$1.8M OK’d in run-up to pot change
December 9, 2013
The Interim Finance Committee on Monday approved spending $1,878,795 to hire as many as seven full-time employees to implement the new medical marijuana law.
Senate Bill 374 creates a system to provide marijuana and related products to Nevadans authorized to use marijuana for medical reasons. It's modeled after systems used in Colorado and Arizona and would license and control cultivators of marijuana; businesses that produce edible and other non-smokable marijuana products; labs that test the products for purity and strength; and dispensaries that provide the drug and other products to card holders.
Marla McDade Williams, who is managing development of the program, said the authorization will add that much money to the dispensary licenses and fees to fund staff — primarily inspectors who would keep tabs on licensees.
Asked what happens if some local jurisdictions opt out, refusing to allow the businesses to open in their counties, she said that if seven people aren't needed to handle the work, fewer staffers will be hired.
But Williams said the new law provides a very small window in which to certify applicants and get them licensed properly. She said she needs staff to do that.

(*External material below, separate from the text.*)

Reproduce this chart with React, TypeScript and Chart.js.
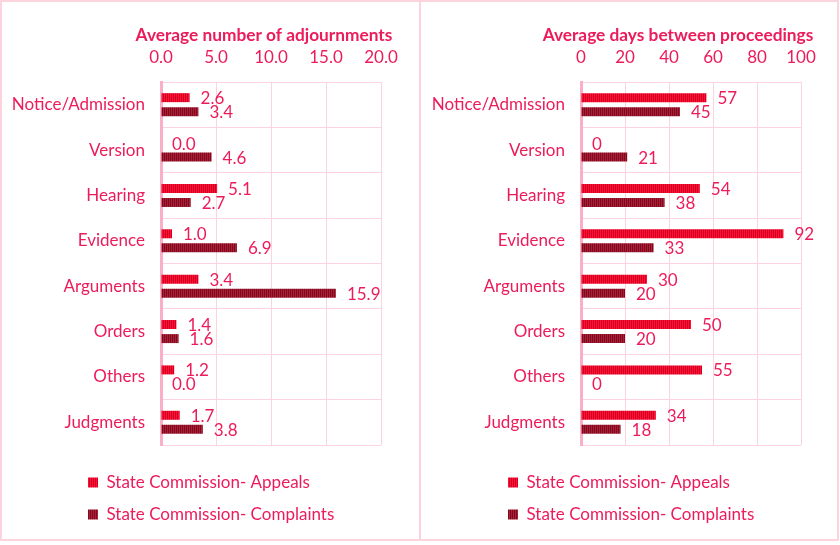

She added that she will be back at the February finance committee meeting to ask for more staff in preparation for April, when the law takes effect and the applications begin coming in.
Assemblyman John Ellison, R-Elko, asked what guarantees that the state will be reimbursed for its up-front spending to get the program up and running.
"I don't believe the general fund is ever envisioned in there to pick up this workload," Williams said. "Right now, revenues are enough to pay back what we've borrowed and manage the program. If they come in lower, we're going to adjust our program."
The entire program will be paid for with fees paid by all of the licensees, she said. Any excess collections will be deposited to the general fund and earmarked for public schools.
The vote split partially on party lines, with Assembly Republicans who opposed the bill itself during the 2013 Legislature voting no. They are John Hambrick of Las Vegas, James Oscarson of Pahrump, Randy Kirner and Pat Hickey of Reno and Ellison of Elko.